* START *
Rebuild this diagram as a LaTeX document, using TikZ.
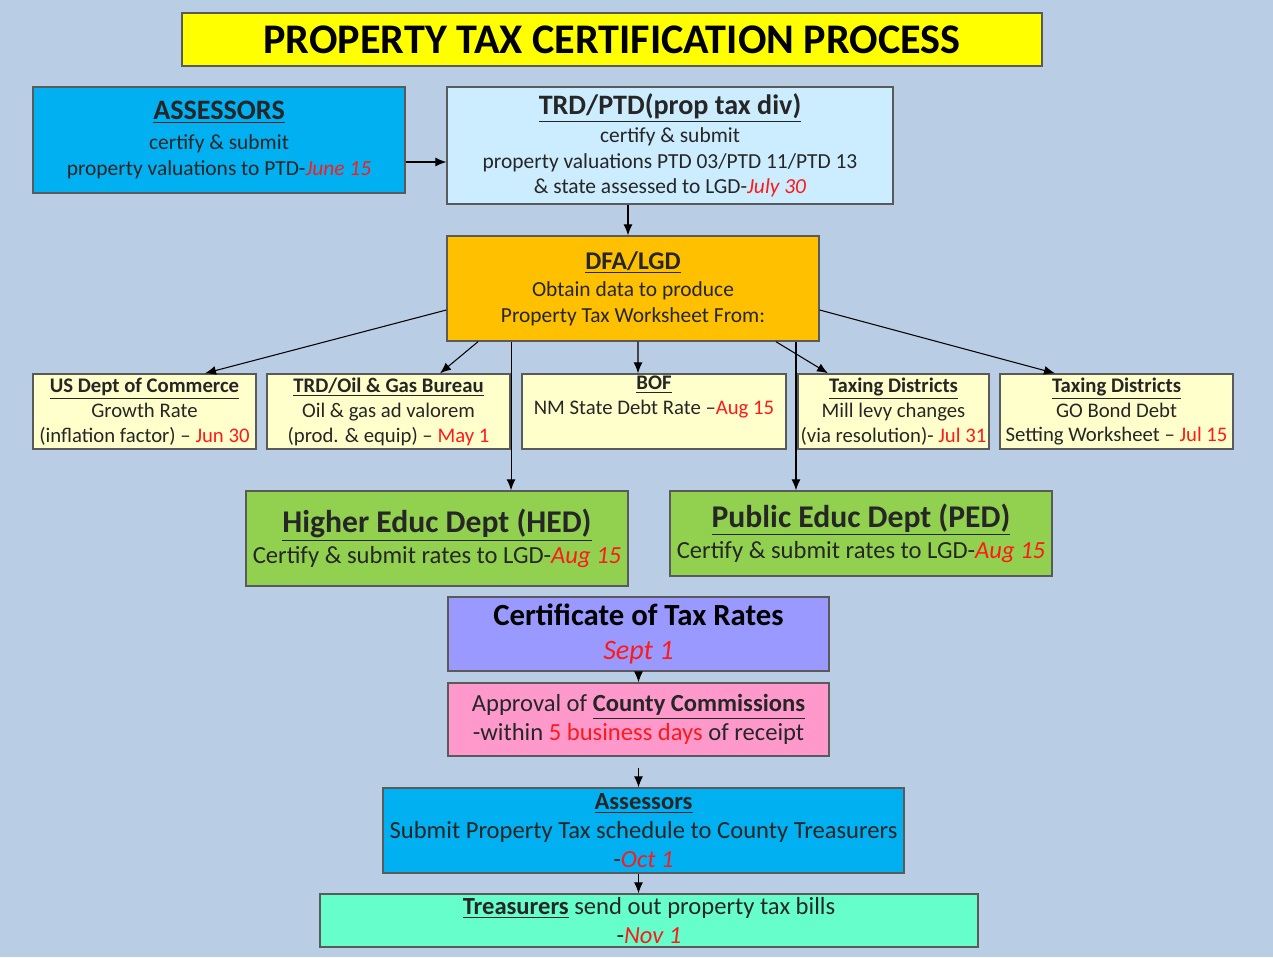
\documentclass[tikz,border=0pt]{standalone}
\usepackage{fontspec}
\setmainfont{Carlito}
\usepackage{xcolor}
\usepackage{tikz}
\definecolor{bgblue}{HTML}{B9CDE5}
\definecolor{ttlyellow}{HTML}{FFFF00}
\definecolor{asrblue}{HTML}{00B0F0}
\definecolor{ptdblue}{HTML}{CCECFF}
\definecolor{lgdorange}{HTML}{FFC000}
\definecolor{srccream}{HTML}{FFFFCC}
\definecolor{edugreen}{HTML}{92D050}
\definecolor{ctrviolet}{HTML}{9999FF}
\definecolor{ccapink}{HTML}{FF99CC}
\definecolor{trbmint}{HTML}{66FFCC}
\definecolor{datered}{HTML}{FF1A1A}
\definecolor{boxline}{HTML}{5A5A5A}
\newcommand{\dl}[1]{\textcolor{datered}{#1}}
\newcommand{\di}[1]{\textcolor{datered}{\itshape #1}}
\tikzstyle{bx} = [draw=boxline, line width=0.8pt, align=center, inner sep=1pt, text=black!85]
\tikzstyle{src} = [bx, fill=srccream, minimum height=1.5cm, font=\fontsize{11.8}{14.2}\selectfont]
\tikzstyle{a} = [draw, black, line width=0.6pt, -{Latex[length=2.2mm,width=1.8mm]}]
\usetikzlibrary{arrows.meta,calc}

\begin{document}
\begin{tikzpicture}[x=0.02cm, y=-0.02cm]
  \fill[bgblue] (0,0) rectangle (1273,957);
  \useasboundingbox (0,0) rectangle (1273,957);

  % title and first row
  \node[bx, fill=ttlyellow, text=black, minimum width=17.2cm, minimum height=1.06cm,
        font=\fontsize{24}{28}\selectfont\bfseries] (TTL) at (612,39.5) {PROPERTY TAX CERTIFICATION PROCESS};
  \node[bx, fill=asrblue, minimum width=7.44cm, minimum height=2.12cm,
        font=\fontsize{12.2}{14.7}\selectfont] (ASR) at (219,140)
    {{\fontsize{16}{17}\selectfont\bfseries\underline{ASSESSORS}}\\[2pt]
     certify \& submit\\ property valuations to PTD-\di{June 15}};
  \node[bx, fill=ptdblue, minimum width=8.92cm, minimum height=2.34cm,
        font=\fontsize{12.2}{14.7}\selectfont] (PTD) at (670,145.5)
    {{\fontsize{16}{17}\selectfont\bfseries\underline{TRD/PTD(prop tax div)}}\\[1pt]
     certify \& submit\\ property valuations PTD 03/PTD 11/PTD 13\\ \& state assessed to LGD-\di{July 30}};
  \node[bx, fill=lgdorange, minimum width=7.44cm, minimum height=2.10cm,
        font=\fontsize{12.2}{14.7}\selectfont] (LGD) at (633,288.5)
    {{\fontsize{14.5}{16}\selectfont\bfseries\underline{DFA/LGD}}\\[1pt]
     Obtain data to produce\\ Property Tax Worksheet From:};

  % data sources
  \node[src, minimum width=4.46cm] (USD) at (144.5,411.5)
    {\textbf{\underline{US Dept of Commerce}}\\ Growth Rate\\ (inflation factor) -- \dl{Jun 30}};
  \node[src, minimum width=4.86cm] (OGB) at (388.5,411.5)
    {\textbf{\underline{TRD/Oil \& Gas Bureau}}\\ Oil \& gas ad valorem\\ (prod. \& equip) -- \dl{May 1}};
  \node[src, minimum width=5.28cm] (BOF) at (654,411.5)
    {\textbf{\underline{BOF}}\\ NM State Debt Rate --\dl{Aug 15}\\ \strut};
  \node[src, minimum width=3.82cm] (TD1) at (893.5,411.5)
    {\textbf{\underline{Taxing Districts}}\\ Mill levy changes\\ (via resolution)- \dl{Jul 31}};
  \node[src, minimum width=4.66cm] (TD2) at (1116.5,411.5)
    {\textbf{\underline{Taxing Districts}}\\ GO Bond Debt\\ Setting Worksheet -- \dl{Jul 15}};

  % education departments
  \node[bx, fill=edugreen, minimum width=7.64cm, minimum height=1.90cm,
        font=\fontsize{14}{17}\selectfont] (HED) at (437,538.5)
    {{\fontsize{18}{20}\selectfont\bfseries\underline{Higher Educ Dept (HED)}}\\[1pt]
     Certify \& submit rates to LGD-\di{Aug 15}};
  \node[bx, fill=edugreen, minimum width=7.64cm, minimum height=1.70cm,
        font=\fontsize{14}{17}\selectfont] (PED) at (861,533.5)
    {{\fontsize{18}{20}\selectfont\bfseries\underline{Public Educ Dept (PED)}}\\[1pt]
     Certify \& submit rates to LGD-\di{Aug 15}};

  % final chain
  \node[bx, fill=ctrviolet, minimum width=7.62cm, minimum height=1.48cm,
        font=\fontsize{17.5}{19.8}\selectfont] (CTR) at (638.5,634)
    {{\bfseries\color{black}Certificate of Tax Rates}\\ {\fontsize{16}{19.8}\selectfont\di{Sept 1}}};
  \node[bx, fill=ccapink, minimum width=7.62cm, minimum height=1.46cm,
        font=\fontsize{14}{16.4}\selectfont] (CCA) at (638.5,719.5)
    {Approval of \textbf{\underline{County Commissions}}\\ -within \dl{5 business days} of receipt};
  \node[bx, fill=asrblue, minimum width=10.42cm, minimum height=1.70cm,
        font=\fontsize{14}{16.4}\selectfont] (ASB) at (643.5,830.5)
    {\textbf{\underline{Assessors}}\\ Submit Property Tax schedule to County Treasurers\\ -\di{Oct 1}};
  \node[bx, fill=trbmint, minimum width=13.16cm, minimum height=1.06cm,
        font=\fontsize{14}{16.4}\selectfont] (TRB) at (649,920.5)
    {\textbf{\underline{Treasurers}} send out property tax bills\\ -\di{Nov 1}};

  % connectors
  \coordinate (a1) at ([yshift=-0.44cm]ASR.east);
  \draw[a] (a1) -- (a1 -| PTD.west);
  \coordinate (a2) at ([xshift=-0.1cm]LGD.north);
  \draw[a] (a2 |- PTD.south) -- (a2);
  \draw[a] ([yshift=-0.43cm]LGD.west) -- ([xshift=1.21cm]USD.north);
  \draw[a] ([xshift=-3.1cm]LGD.south) -- ([xshift=1.03cm]OGB.north);
  \draw[a] ([xshift=0.1cm]LGD.south) -- ([xshift=-0.32cm]BOF.north);
  \draw[a] ([xshift=2.86cm]LGD.south) -- ([xshift=-1.31cm]TD1.north);
  \draw[a] ([yshift=-0.43cm]LGD.east) -- ([xshift=-1.23cm]TD2.north);
  \coordinate (h1) at ([xshift=-2.44cm]LGD.south);
  \draw[a] (h1) -- (h1 |- HED.north);
  \coordinate (p1) at ([xshift=3.26cm]LGD.south);
  \draw[a] (p1) -- (p1 |- PED.north);
  \draw[a] (CTR) -- (CCA);
  \coordinate (s1) at (CCA.south);
  \draw[a, shorten <=0.22cm] (s1) -- (s1 |- ASB.north);
  \draw[a] (s1 |- ASB.south) -- (s1 |- TRB.north);
\end{tikzpicture}
\end{document}
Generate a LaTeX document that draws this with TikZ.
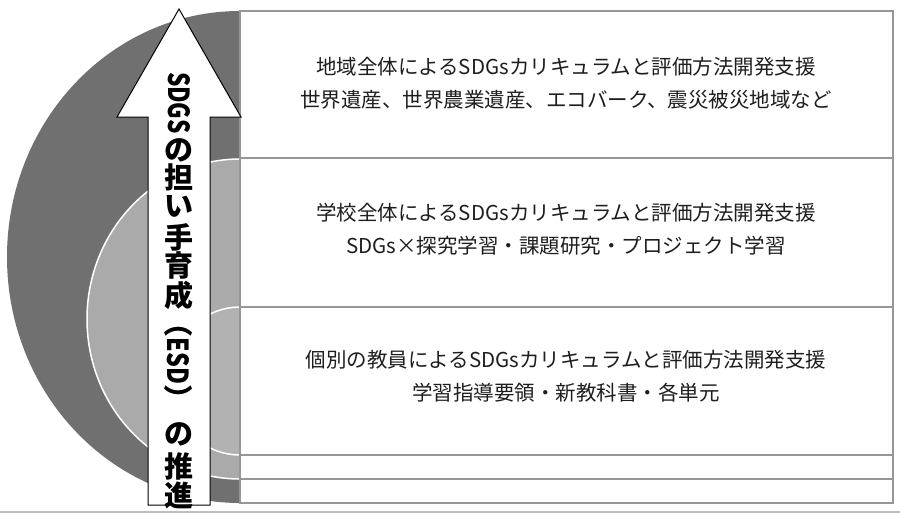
\documentclass[tikz,border=0pt]{standalone}
\usepackage{fontspec}
\usepackage{graphicx}
\newfontfamily\jp{Noto Sans CJK JP}
\definecolor{dkgray}{RGB}{112,112,112}
\definecolor{mdgray}{RGB}{170,170,170}
\definecolor{ltgray}{RGB}{178,178,178}
\definecolor{rowgray}{RGB}{150,150,150}
\definecolor{txtgray}{RGB}{30,30,30}
\begin{document}
\begin{tikzpicture}[x=1pt,y=-1pt,
  ring/.style={draw=white,line width=1.5pt},
  rowline/.style={draw=rowgray,line width=1.6pt},
  boxtxt/.style={font=\jp\fontsize{20.5}{33}\selectfont,text=txtgray,align=center,inner sep=0pt},
  arrtxt/.style={font=\jp\bfseries\fontsize{29}{29}\selectfont,inner sep=0pt}]
\useasboundingbox (0,0) rectangle (900,515);
\fill[white] (0,0) rectangle (900,515);
% nested rings
\fill[dkgray] (240,257) ellipse [x radius=233, y radius=246];
\filldraw[fill=mdgray,ring] (240,319) ellipse [x radius=153, y radius=160];
\filldraw[fill=ltgray,ring] (240,381) ellipse [x radius=70, y radius=74];
% table of levels
\filldraw[fill=white,draw=rowgray,line width=1.6pt] (240,11) rectangle (893,503);
\draw[rowline] (240,158) -- (893,158);
\draw[rowline] (240,307) -- (893,307);
\draw[rowline] (240,455) -- (893,455);
\draw[rowline] (240,479) -- (893,479);
\draw[draw=black!25,line width=2pt] (0,512) -- (900,512);
% texts
\node[boxtxt] (t1) at (566,83) {地域全体によるSDGsカリキュラムと評価方法開発支援\\世界遺産、世界農業遺産、エコバーク、震災被災地域など};
\node[boxtxt] (t2) at (566,229) {学校全体によるSDGsカリキュラムと評価方法開発支援\\SDGs×探究学習・課題研究・プロジェクト学習};
\node[boxtxt] (t3) at (566,376) {個別の教員によるSDGsカリキュラムと評価方法開発支援\\学習指導要領・新教科書・各単元};
% arrow
\filldraw[fill=white,draw=black,line width=1pt,line join=miter]
  (148,505) -- (148,117) -- (117,117) -- (179,9) -- (241,117) -- (210,117) -- (210,505) -- cycle;
\node[arrtxt,rotate=-90] (a1) at (179,103) {\scalebox{0.78}[1]{SDGS}};
\node[arrtxt] (a2) at (179,150) {の};
\node[arrtxt] (a3) at (179,177) {担};
\node[arrtxt] (a4) at (179,206) {い};
\node[arrtxt] (a5) at (179,237) {手};
\node[arrtxt] (a6) at (179,265) {育};
\node[arrtxt] (a7) at (179,295) {成};
\node[arrtxt,rotate=-90] (a8) at (179,361) {（\scalebox{0.8}[1]{ESD}）};
\node[arrtxt] (a9) at (179,434) {の};
\node[arrtxt] (a10) at (179,466) {推};
\node[arrtxt] (a11) at (179,495) {進};
\end{tikzpicture}
\end{document}
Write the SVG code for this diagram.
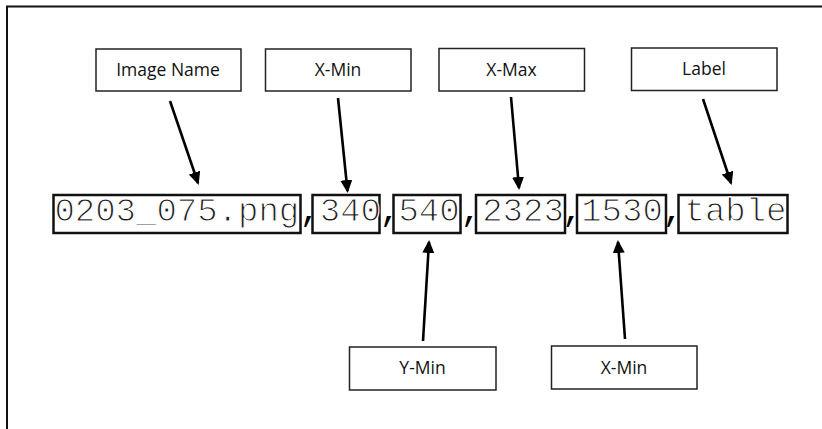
* END *
**YOUR TASK:**
Take each line containing the string "this" and copy it out.

**EXPECTED ANSWER:**
Rebuild this diagram as a LaTeX document, using TikZ.
Generate a LaTeX document that draws this with TikZ.
Write the SVG code for this diagram.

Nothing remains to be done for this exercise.